The change in tone and defocusing on the F1 Team “relationship” is quite sudden and jarring. I would not be surprised if might have something to do with the following disclosure on page 210 of the latest Equity Raise Prospectus:
15.1.5 F1TM Sponsorship Agreement
On 27 February 2020, AML Limited and AMR GP Limited (formerly Racing Point UK Limited) (AMRGP) entered into a sponsorship agreement, as amended on 13 March 2020 and amended and restated on 24 May 2022 (the F1TM Sponsorship Agreement), pursuant to which AML Limited granted AMRGP the worldwide, royalty-free right to use the “Aston Martin” name, logo and branding (the AML Branding) in respect of Formula 1TM participation for an initial 10-year term starting on 1 January 2021, with the possibility for AML Limited to extend the term for additional five year periods up to the end of 2050, at the Board’s discretion, and with the possibility to extend for a further five years by mutual agreement between AML Limited and AMRGP (the Branding Arrangements).
In interviews Stroll’s has explicitly stated that Aston Martin Racing GP was able to sign “hundreds and hundreds of millions of dollars of sponsorship” off the back of the name change from Racing Point to Aston Martin Racing GP. The fact that the rights to the Aston Martin brand name were given over to the race team for free, and the race team (which Stroll’s son drives for) has used that brand to raise hundreds of millions in new sponsorship, is not something cash strapped AML likely wants a lot of public discussion around.
The latest Equity Raise looks like, best case, it will buy AML another year and a bit before they run out of cash again.
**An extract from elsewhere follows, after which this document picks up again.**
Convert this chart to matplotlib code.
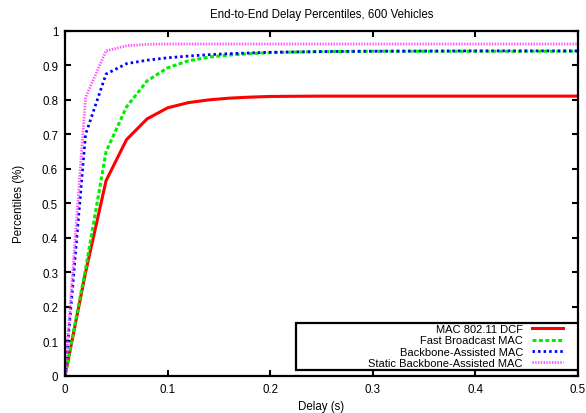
import numpy as np
import matplotlib.pyplot as plt
from matplotlib.patches import Rectangle

plt.rcParams['font.family'] = ['Liberation Sans', 'DejaVu Sans']

# delay (s) sample points and percentile values
delay = [0, 0.02, 0.04, 0.06, 0.08, 0.1, 0.12, 0.14, 0.16, 0.18, 0.2, 0.25, 0.3, 0.4, 0.5]
mac_dcf = [0, 0.30, 0.566, 0.685, 0.745, 0.777, 0.792, 0.800, 0.805, 0.808, 0.810, 0.811, 0.811, 0.811, 0.811]
fast_bcast = [0, 0.31, 0.65, 0.78, 0.855, 0.893, 0.913, 0.924, 0.930, 0.934, 0.937, 0.940, 0.941, 0.941, 0.941]
backbone = [0, 0.70, 0.875, 0.905, 0.915, 0.922, 0.927, 0.931, 0.934, 0.936, 0.938, 0.940, 0.941, 0.942, 0.942]
static_bb = [0, 0.807, 0.942, 0.957, 0.961, 0.962, 0.962, 0.962, 0.962, 0.962, 0.962, 0.962, 0.962, 0.962, 0.962]

labels = ["MAC 802.11 DCF", "Fast Broadcast MAC", "Backbone-Assisted MAC", "Static Backbone-Assisted MAC"]

fs = 8.3
fig = plt.figure(figsize=(5.86, 4.14), dpi=100)
ax = fig.add_axes([0.111, 0.0894, 0.875, 0.8336])

ax.plot(delay, mac_dcf, color='#ff0000', lw=2.2, ls='-', label=labels[0])
ax.plot(delay, fast_bcast, color='#00ee00', lw=2.2, ls=(0, (1.3, 0.8)), label=labels[1])
ax.plot(delay, backbone, color='#0000ff', lw=2.0, ls=(0, (0.9, 1.1)), label=labels[2])
ax.plot(delay, static_bb, color='#ff55ff', lw=2.0, ls=(0, (0.5, 0.5)), label=labels[3])

ax.set_xlim(0, 0.5)
ax.set_ylim(0, 1)
ax.set_xticks(np.arange(0, 0.51, 0.1))
ax.set_xticklabels(["0", "0.1", "0.2", "0.3", "0.4", "0.5"])
ax.set_yticks(np.arange(0, 1.01, 0.1))
ax.set_yticklabels(["0", "0.1", "0.2", "0.3", "0.4", "0.5", "0.6", "0.7", "0.8", "0.9", "1"])
ax.tick_params(direction='in', top=True, right=True, length=4, width=1.5, labelsize=fs, pad=5)
for s in ax.spines.values():
    s.set_linewidth(1.6)

ax.set_title("End-to-End Delay Percentiles, 600 Vehicles", fontsize=fs, pad=10)
ax.set_xlabel("Delay (s)", fontsize=fs, labelpad=4)
ax.set_ylabel("Percentiles (%)", fontsize=fs, labelpad=12)

# gnuplot style key: wide box, text right aligned, sample on the right
ax.add_patch(Rectangle((0.450, 0.0174), 0.55, 0.136, transform=ax.transAxes,
                       fill=True, facecolor='white', edgecolor='black', lw=1.6, zorder=4))
leg = ax.legend(loc='lower right', bbox_to_anchor=(0.971, 0.024), borderaxespad=0,
                markerfirst=False, fontsize=8.0, labelspacing=0.1, handlelength=2.8,
                handletextpad=0.8, borderpad=0, frameon=False)
leg.set_zorder(5)

fig.savefig("out.png", dpi=100)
It hasn’t even begun to solve the debt issues. Sales through the 1st three quarters are well off the pace needed to hit even the new lowered full year projections. To get even close to the wholesale number, there is going to need to be another massive loading in Q4. The Valkyrie continues to be a mess, but the damage here is all self-inflicted. Add this altogether and it’s no surprise that AML’s shares have dropped 80% so far in 2022. Despite all this Stroll declared in the Q3 Earnings Press Release that:
“the medium and long-term outlook is robust. I remain extremely confident in our strategy and ability to deliver the targets we have set”
I hope he is right, but I wouldn’t put money on it.
Note: I do not and have never owned any AML shares.